Prior to Aldridge taking on the role, Othello, a Moor, had previously been played only by white men, most often while wearing blackface. But in 1833, disaster has struck the Theater Royal. During a performance of Othello, lead actor Edmund Kean takes ill and needs to be replaced. 

Ira Aldridge (Christian Gibbs) is selected by theater manager Pierre LaPorte, (Yury Lomakin) to play the leading role, over the objections of Kean’s son Charles (Ron Heneghan), who resigns from the company in disgust. 

Other members of the company have their own feelings about the choice. Leading lady Ellen Tree (Laura Rocklyn) is amazed by Aldridge’s desire to use a more authentic acting style. The more traditional Bernard Warde (Dave Gamble) expresses distaste at the idea, while young Henry Forrester (Seamus Miller) welcomes the news. Connie (Tracey Farrar), the Jamaican housekeeper of the theater, is always present and always watching the interactions between the actors. 

McLean Jesse plays two roles in the portion of the play set in 1833, that of Margaret Aldridge, Ira’s wife, and actress Betty Lovell, a young member of the company. 

In 1867, she plays Halina Wozniak, a young Polish journalist who importunes Aldridge as he plays King Lear in Lodz. Wozniak is hoping that an interview with Aldridge will allow her to obtain journalistic prestige in a male-dominated newsroom.

It is deeply compelling to observe Aldridge as he grapples with a role previously reserved for white men and the implications that come with it: critics who utilize explicit racial terminology to discuss his performance, fatal fissures in his longtime friendship with the flawed LaPorte, and his fellow cast members who awkwardly and haltingly attempt to understand Aldridge’s experiences. 

Some of the more humorous portions of the play also revolve around the theater company, as Aldridge attempts to encourage a somewhat more realistic and emotional acting style among the players, who are wedded to a formal and Mannerist interpretation of the Shakespearean tragedy. 

As Aldridge plays out the famous handkerchief scene onstage, it is evident that the grand, gestural style of the company shall be replaced and that a new, more authentic and more urgent form of acting is on the horizon. 

The sections that take place in Poland, wherein a young female reporter interrogates Aldridge about his trailblazing performance, are slower than the sections that focus on the lively and quarrelsome theater company in 1833. 

The attempt to interlace the discrimination faced by this woman with Aldridge’s struggle makes overly explicit the relevance of his experience in the face of modern day struggles for racial and gender equality. 

The play probes questions which are still pressing and relevant to this day, questions about what acting should be and who should be permitted to act in what roles.

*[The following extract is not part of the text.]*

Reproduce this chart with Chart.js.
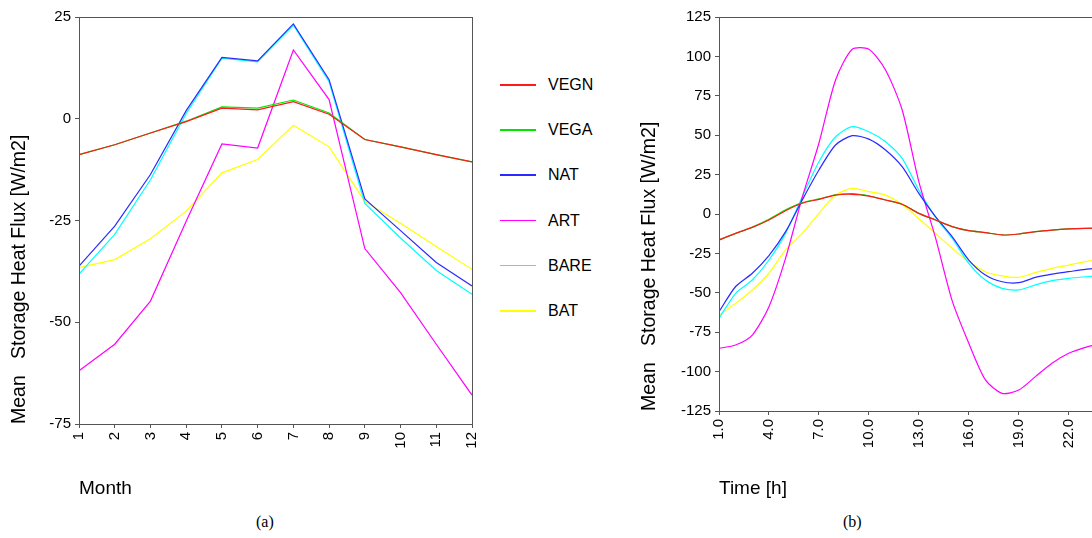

Sometimes, the characters announce their political views on these subjects with a frankness and contemporary language which can be a bit startling. 

Yet the notions that they discuss are fraught with importance in the modern entertainment industry, which is reckoning with the #MeToo movement and a variety of ongoing questions about the representation of women and minorities onstage and on the screen.

The Chesapeake Shakespeare Company continues its 2017-2018 season with two more plays in its downtown Baltimore location before its traditional summer show outdoors at the Patapsco Female Institute Historic Park in Ellicott City. 

Beginning in March will be Shakespeare’s The Winter’s Tale, directed by Isabelle Anderson, then in April and late May, Alice in Wonderland, by Lewis Carroll, adapted by Eva Le Gallienne and Florida Friebus and directed by Ian Gallanar. This year’s summer outdoor show will be Shakespeare’s A Midsummer Night’s Dream, directed by Gerrad Alex Taylor.